While the total number of product categories per household remains stable, many consumers are narrowing their technology interest to those devices that serve multiple functions.

The increasing capabilities and rapid adoption of mobile multi–function devices are fueling continued consumer influence and control over devices and applications used in the workplace. Not only are consumers using these devices for work purposes, but they are finding productivity improvements in doing so.

With the rising cost of fuel and power, the number of people and households using energy efficient products has risen sharply in recent years, especially in metros, which provides an opportunity for businesses that are using eco-friendly as a component of their value proposition.


DAY IN THE LIFE OF ITO

How much time do you spend in India in a month? 

In a month, my stay in India is for about 20 days. 

What is your typical day like when you are here? 

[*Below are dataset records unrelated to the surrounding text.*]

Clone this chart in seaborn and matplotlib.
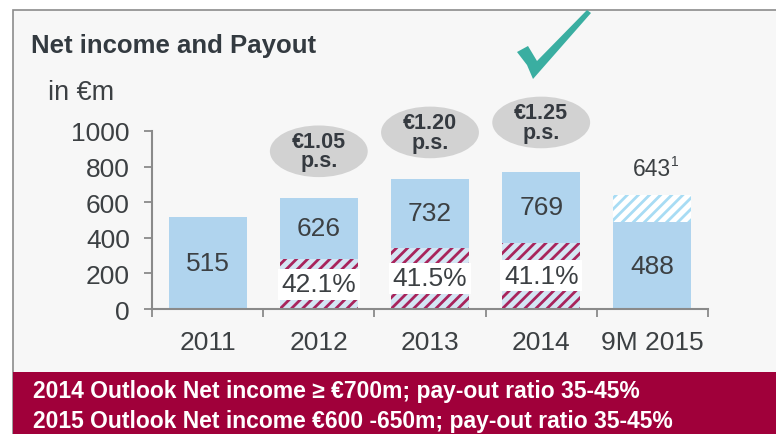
import matplotlib
matplotlib.use("Agg")
import matplotlib.pyplot as plt
import seaborn as sns
import pandas as pd
from matplotlib.patches import Rectangle, Ellipse, Polygon

categories = ["2011", "2012", "2013", "2014", "9M 2015"]
net_income = [515, 626, 732, 769, 488]
payout_amount = [0, 279, 345, 373, 0]
payout_labels = ["", "42.1%", "41.5%", "41.1%", ""]
forecast_total = [0, 0, 0, 0, 643]
dps_labels = ["", "€1.05\np.s.", "€1.20\np.s.", "€1.25\np.s.", ""]
dps_y = [0, 886, 992, 1048, 0]
yticks = [0, 200, 400, 600, 800, 1000]

sns.set_theme(style="white")
plt.rcParams["font.family"] = ["Liberation Sans", "DejaVu Sans"]
plt.rcParams["hatch.linewidth"] = 2.0

W, H = 776, 435
fig = plt.figure(figsize=(W / 100, H / 100), dpi=100, facecolor="white")

def fx(px):
    return px / W

def fy(py):
    return 1 - py / H

# panel background
fig.patches.append(Rectangle((fx(13), 0), 1, fy(11), transform=fig.transFigure,
                             facecolor="#f7f7f7", edgecolor="#8c8c8c", lw=1.2, zorder=-2))
# crimson band
fig.patches.append(Rectangle((fx(13), 0), 1, fy(373), transform=fig.transFigure,
                             facecolor="#a0003a", edgecolor="none", zorder=-1))

ax = fig.add_axes([fx(152), fy(310), fx(708) - fx(152), fy(132) - fy(310)])
ax.set_facecolor("none")
ax.set_zorder(2)

BLUE = "#b0d4ee"
TXT = "#3c4043"

df_fc = pd.DataFrame({"cat": categories, "v": forecast_total})
df_ni = pd.DataFrame({"cat": categories, "v": net_income})
df_po = pd.DataFrame({"cat": categories, "v": payout_amount})

sns.barplot(data=df_fc, x="cat", y="v", order=categories, ax=ax, color="white",
            width=0.7, saturation=1, errorbar=None, linewidth=0, zorder=2)
n0 = len(ax.patches)
for p in ax.patches[:n0]:
    p.set_facecolor("white")
    p.set_hatch("///")
    p.set_edgecolor("#a8dcf4")
    p.set_linewidth(0)

sns.barplot(data=df_ni, x="cat", y="v", order=categories, ax=ax, color=BLUE,
            width=0.7, saturation=1, errorbar=None, linewidth=0, zorder=3)
n1 = len(ax.patches)

sns.barplot(data=df_po, x="cat", y="v", order=categories, ax=ax, color="#d4e6f4",
            width=0.7, saturation=1, errorbar=None, linewidth=0, zorder=4)
for p in ax.patches[n1:]:
    p.set_facecolor("#d4e6f4")
    p.set_hatch("///")
    p.set_edgecolor("#a8245c")
    p.set_linewidth(0)

# labels
for i, cat in enumerate(categories):
    lo = payout_amount[i]
    ax.text(i, (lo + net_income[i]) / 2, str(net_income[i]), ha="center", va="center",
            fontsize=19, color=TXT, zorder=6)
    if payout_labels[i]:
        ax.text(i, lo / 2, payout_labels[i], ha="center", va="center", fontsize=19,
                color=TXT, zorder=6,
                bbox=dict(boxstyle="square,pad=0.13", facecolor="white", edgecolor="none"))
    if dps_labels[i]:
        e = Ellipse((i, dps_y[i]), 0.88, 290, facecolor="#d2d2d2", edgecolor="none",
                    clip_on=False, zorder=5)
        ax.add_patch(e)
        ax.text(i, dps_y[i], dps_labels[i], ha="center", va="center", fontsize=15.5,
                fontweight="bold", color="#353a40", linespacing=0.9, zorder=6,
                clip_on=False)
    if forecast_total[i]:
        ax.text(i, forecast_total[i] + 82, f"{forecast_total[i]}", ha="center",
                va="bottom", fontsize=16.5, color=TXT, zorder=6, clip_on=False)
        ax.text(i + 0.165, forecast_total[i] + 150, "1", ha="left", va="bottom",
                fontsize=10, color=TXT, zorder=6, clip_on=False)

ax.set_xlim(-0.5, 4.5)
ax.set_ylim(0, 1000)
ax.set_xlabel("")
ax.set_ylabel("")
ax.set_yticks(yticks)
ax.set_yticklabels([str(t) for t in yticks], fontsize=19, color=TXT)
ax.set_xticks([-0.5, 0.5, 1.5, 2.5, 3.5, 4.5])
ax.set_xticklabels([])
ax.set_xticks(range(len(categories)), minor=True)
ax.set_xticklabels(categories, minor=True, fontsize=19, color=TXT)
ax.tick_params(axis="x", which="major", direction="out", length=6, width=1.3,
               color="#8a8a8a", bottom=True)
ax.tick_params(axis="x", which="minor", length=0, pad=15, bottom=True)
ax.tick_params(axis="y", direction="out", length=6, width=1.3, color="#8a8a8a",
               left=True, pad=10)
for s in ["top", "right"]:
    ax.spines[s].set_visible(False)
for s in ["left", "bottom"]:
    ax.spines[s].set_color("#8a8a8a")
    ax.spines[s].set_linewidth(1.5)
    ax.spines[s].set_zorder(7)

# titles
fig.text(fx(31), fy(46), "Net income and Payout", fontsize=18.5, fontweight="bold",
         color="#333a40", va="center", ha="left")
fig.text(fx(48), fy(93), "in €m", fontsize=19.5, color=TXT, va="center", ha="left")

# check mark
chk = [(517, 53), (528, 47), (537, 62), (587, 11), (591, 14), (533, 80), (527, 66)]
fig.patches.append(Polygon([(fx(x), fy(y)) for x, y in chk], closed=True,
                           transform=fig.transFigure, facecolor="#3aaea1",
                           edgecolor="none", zorder=8))

# outlook band
fig.text(fx(33), fy(392), "2014 Outlook Net income ≥ €700m; pay-out ratio 35-45%",
         fontsize=16.5, fontweight="bold", color="white", va="center", ha="left",
         zorder=9)
fig.text(fx(33), fy(422), "2015 Outlook Net income €600 -650m; pay-out ratio 35-45%",
         fontsize=16.5, fontweight="bold", color="white", va="center", ha="left",
         zorder=9)

fig.savefig("out.png", dpi=100, facecolor="white")
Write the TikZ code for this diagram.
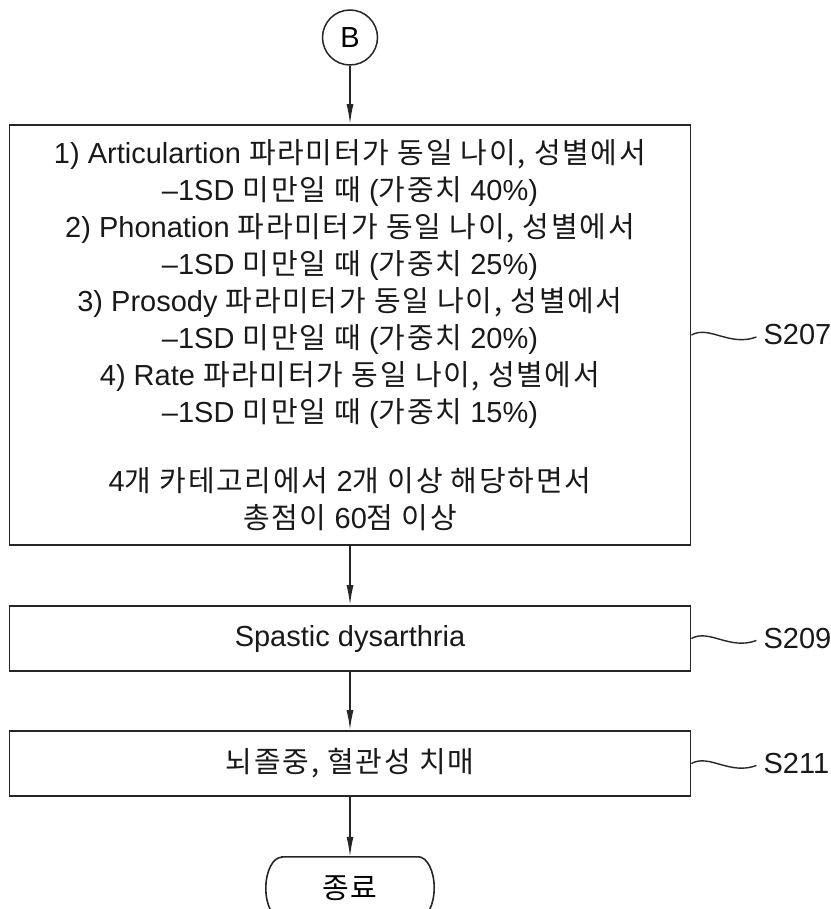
\documentclass[tikz,border=0pt]{standalone}
\usepackage{fontspec}
\setmainfont{Liberation Sans}
\newfontfamily\kr[LetterSpace=6]{Noto Sans CJK KR}
\newcommand{\K}[1]{{\kr #1}}
\usetikzlibrary{arrows.meta,calc}
\begin{document}
\begin{tikzpicture}[x=1pt,y=1pt,
  box/.style={draw=black!85, line width=1.8pt, minimum width=681pt, inner sep=0pt, align=center, font=\fontsize{29}{37}\selectfont, text=black!90},
  arr/.style={draw=black!85, line width=1.4pt, -{Latex[length=20pt,width=7pt]}},
  sq/.style={draw=black!85, line width=1.4pt},
  lbl/.style={anchor=west, inner sep=0pt, font=\fontsize{29}{35}\selectfont, text=black!90}]
\useasboundingbox (0,0) rectangle (830,-909);
\node[draw=black!85,line width=1.5pt,circle,minimum size=55pt,inner sep=0pt,font=\fontsize{29}{35}\selectfont] (B) at (350,-37.5) {B};
\node[box,minimum height=420pt] (s207) at (350,-335) {1) Articulartion \K{파라미터가 동일 나이, 성별에서}\\
–1SD \K{미만일 때} (\K{가중치} 40\%)\\
2) Phonation \K{파라미터가 동일 나이, 성별에서}\\
–1SD \K{미만일 때} (\K{가중치} 25\%)\\
3) Prosody \K{파라미터가 동일 나이, 성별에서}\\
–1SD \K{미만일 때} (\K{가중치} 20\%)\\
4) Rate \K{파라미터가 동일 나이, 성별에서}\\
–1SD \K{미만일 때} (\K{가중치} 15\%)\\[32pt]
4\K{개 카테고리에서} 2\K{개 이상 해당하면서}\\
\K{총점이} 60\K{점 이상}};
\node[box,minimum height=65pt] (s209) at (350,-638.5) {Spastic dysarthria};
\node[box,minimum height=65pt] (s211) at (350,-763.5) {\K{뇌졸중, 혈관성 치매}};
\node[minimum width=168pt,minimum height=62pt,inner sep=0pt,font=\fontsize{29}{35}\selectfont] (end) at (350,-888) {\K{종료}};
\draw[line width=1.6pt, draw=black!85] ($(end.north west)+(16,0)$) -- ($(end.north east)+(-16,0)$) arc[start angle=90,end angle=-90,x radius=16,y radius=31] -- ($(end.south west)+(16,0)$) arc[start angle=270,end angle=90,x radius=16,y radius=31] -- cycle;
\draw[arr] (B) -- (s207);
\draw[arr] (s207) -- (s209);
\draw[arr] (s209) -- (s211);
\draw[arr] (s211) -- (end);
\coordinate (c207) at ($(s207.east)+(65,-2)$);
\coordinate (c209) at ($(s209.east)+(65,-2)$);
\coordinate (c211) at ($(s211.east)+(65,-2)$);
\draw[sq] (s207.east) .. controls +(18,10) and +(-27,-10) .. (c207);
\draw[sq] (s209.east) .. controls +(18,10) and +(-27,-10) .. (c209);
\draw[sq] (s211.east) .. controls +(18,10) and +(-27,-10) .. (c211);
\node[lbl] (t207) at ($(c207)+(7,2)$) {S207};
\node[lbl] (t209) at ($(c209)+(7,2)$) {S209};
\node[lbl] (t211) at ($(c211)+(7,2)$) {S211};
\end{tikzpicture}
\end{document}
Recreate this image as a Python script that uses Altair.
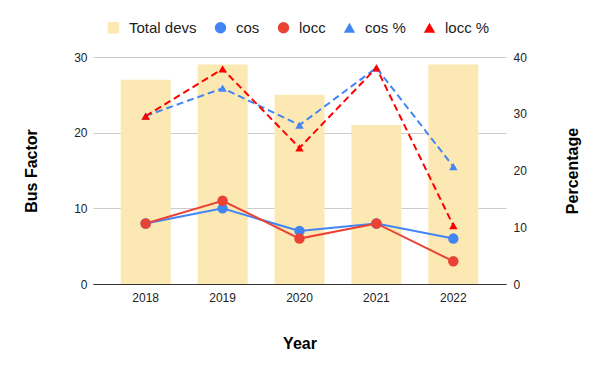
import altair as alt
import pandas as pd

years = ["2018", "2019", "2020", "2021", "2022"]
total_devs = [27, 29, 25, 21, 29]
cos = [8, 10, 7, 8, 6]
locc = [8, 11, 6, 8, 3]
cos_pct = [29.6, 34.5, 28.0, 38.1, 20.7]
locc_pct = [29.6, 37.9, 24.0, 38.1, 10.3]

series = ["Total devs", "cos", "locc", "cos %", "locc %"]
colors = ["#FCE8B2", "#4285F4", "#EA4335", "#4285F4", "#FF0000"]
shapes = ["square", "circle", "circle", "triangle-up", "triangle-up"]

bars_df = pd.DataFrame({"year": years, "value": total_devs, "series": "Total devs"})
left_df = pd.concat([
    pd.DataFrame({"year": years, "value": cos, "series": "cos"}),
    pd.DataFrame({"year": years, "value": locc, "series": "locc"}),
])
right_df = pd.concat([
    pd.DataFrame({"year": years, "pct": cos_pct, "series": "cos %"}),
    pd.DataFrame({"year": years, "pct": locc_pct, "series": "locc %"}),
])

legend = alt.Legend(
    title=None, orient="none", direction="horizontal",
    legendX=13, legendY=-37,
    labelFontSize=15, labelColor="#222", labelOffset=8,
    symbolSize=130, columnPadding=16, symbolStrokeWidth=0,
)
color = alt.Color("series:N", scale=alt.Scale(domain=series, range=colors), sort=series, legend=legend)
shape = alt.Shape("series:N", scale=alt.Scale(domain=series, range=shapes), sort=series, legend=legend)
stroke = alt.Stroke("series:N", scale=alt.Scale(domain=series, range=colors), legend=None)

x = alt.X(
    "year:N",
    scale=alt.Scale(paddingInner=0.35, paddingOuter=0.36),
    axis=alt.Axis(title="Year", labelAngle=0, ticks=False, domainColor="#333",
                  labelPadding=8, titlePadding=32),
)
y_left = alt.Y(
    "value:Q",
    scale=alt.Scale(domain=[0, 30]),
    axis=alt.Axis(title="Bus Factor", values=[0, 10, 20, 30], grid=True, gridColor="#ccc",
                  domain=False, ticks=False, labelPadding=6, titlePadding=34),
)
y_right = alt.Y(
    "pct:Q",
    scale=alt.Scale(domain=[0, 40]),
    axis=alt.Axis(title="Percentage", orient="right", values=[0, 10, 20, 30, 40], grid=False,
                  domain=False, ticks=False, labelPadding=7, titlePadding=54, titleAngle=270),
)

bars = alt.Chart(bars_df).mark_bar().encode(x=x, y=y_left, color=color)
line_left = alt.Chart(left_df).mark_line(strokeWidth=2).encode(x=x, y=y_left, stroke=stroke)
pts_left = alt.Chart(left_df).mark_point(filled=True, size=110, opacity=1).encode(
    x=x, y=y_left, color=color, shape=shape)
line_right = alt.Chart(right_df).mark_line(strokeWidth=2, strokeDash=[7, 4]).encode(
    x=x, y=y_right, stroke=stroke)
pts_right = alt.Chart(right_df).mark_point(filled=True, size=70, opacity=1).encode(
    x=x, y=y_right, color=color, shape=shape)

left = alt.layer(bars, line_left, pts_left)
right = alt.layer(line_right, pts_right)

chart = alt.layer(left, right).resolve_scale(y="independent").properties(
    width=413, height=227,
    autosize=alt.AutoSizeParams(type="none"),
    padding={"left": 85, "top": 49, "right": 80, "bottom": 70},
).configure(
    font="Liberation Sans",
).configure_axis(
    labelFontSize=12, labelColor="#222", titleFontSize=16, titleFontWeight="bold", titleColor="#000",
).configure_view(stroke=None)

chart.save("out.html", embed_options={"renderer": "svg", "actions": False})
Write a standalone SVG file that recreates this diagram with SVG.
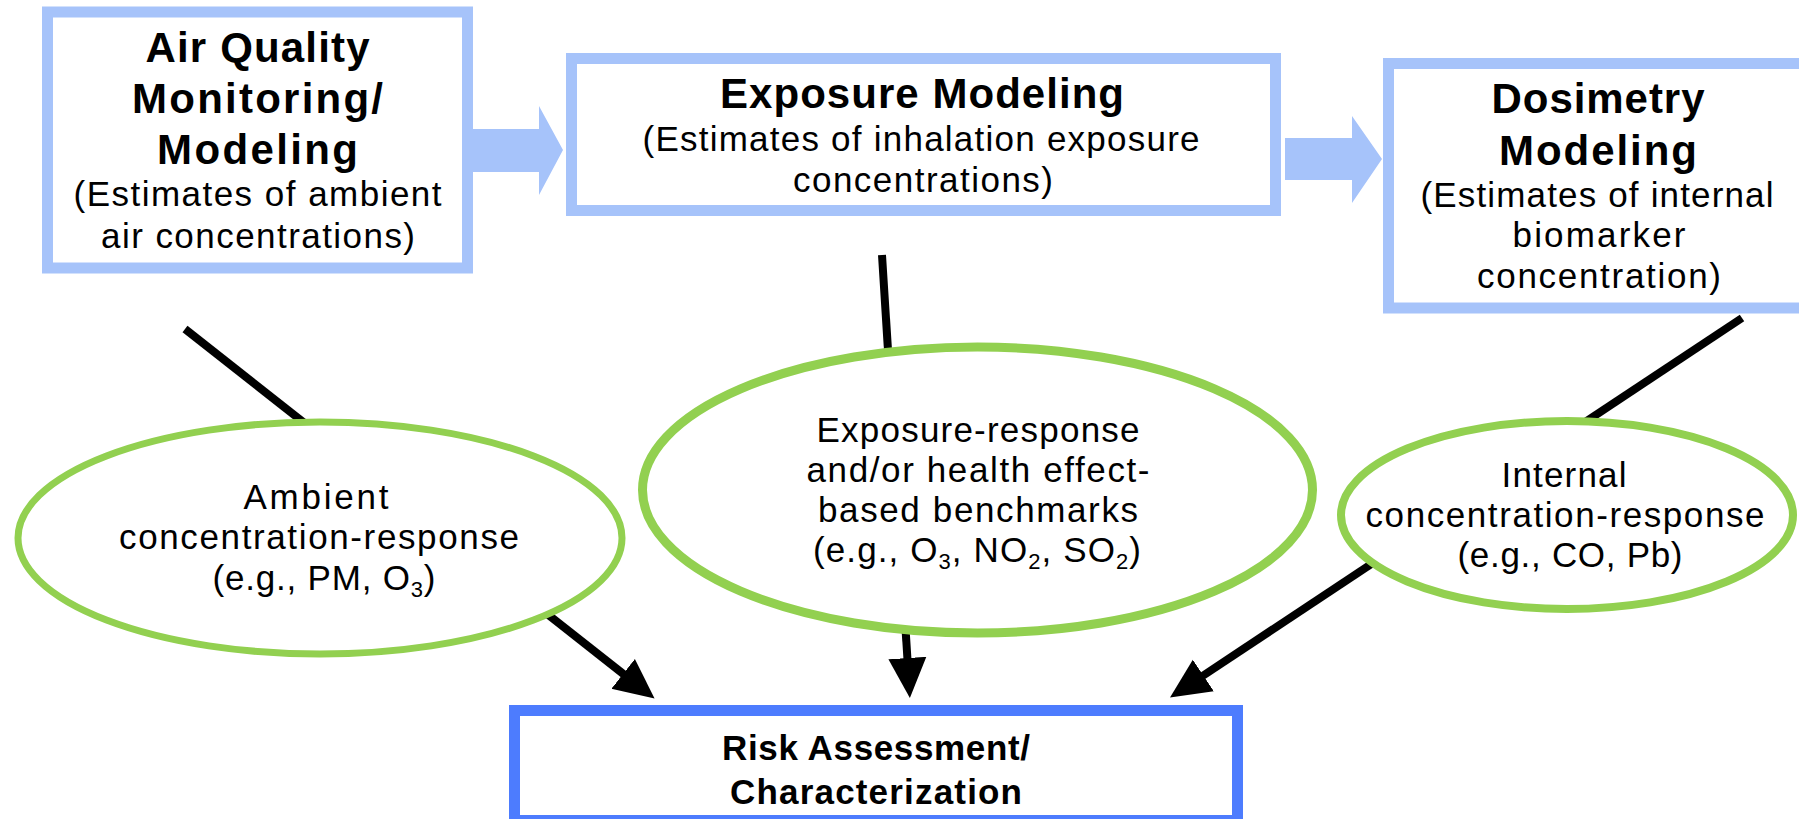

Considering the time difference between Japan and India, I get on a call with the Japanese headquarters early morning. Even through a busy schedule, I make it a point to not compromise on health and fitness. I try and go for a walk or a jog early in the morning. Once I am in office, I connect with my team in India, where we go over pertinent issues, decisions and way forward, which help my team communicate their views. In the second half, I meet external stakeholders, to analyse the business environment and study the consumer culture in India. 

How do you unwind? 

Reading newspapers is a part of my daily morning routine as it keeps me updated about industry news. Moreover, I am deeply influenced by the Bhagavad Gita, which I like to unwind with. Travelling to new places and learning about new cultures is also something I enjoy the most. Lastly, since I belong to a family of avid golfers, I have a special interest in the game but don’t pursue it consistently due to lack of time.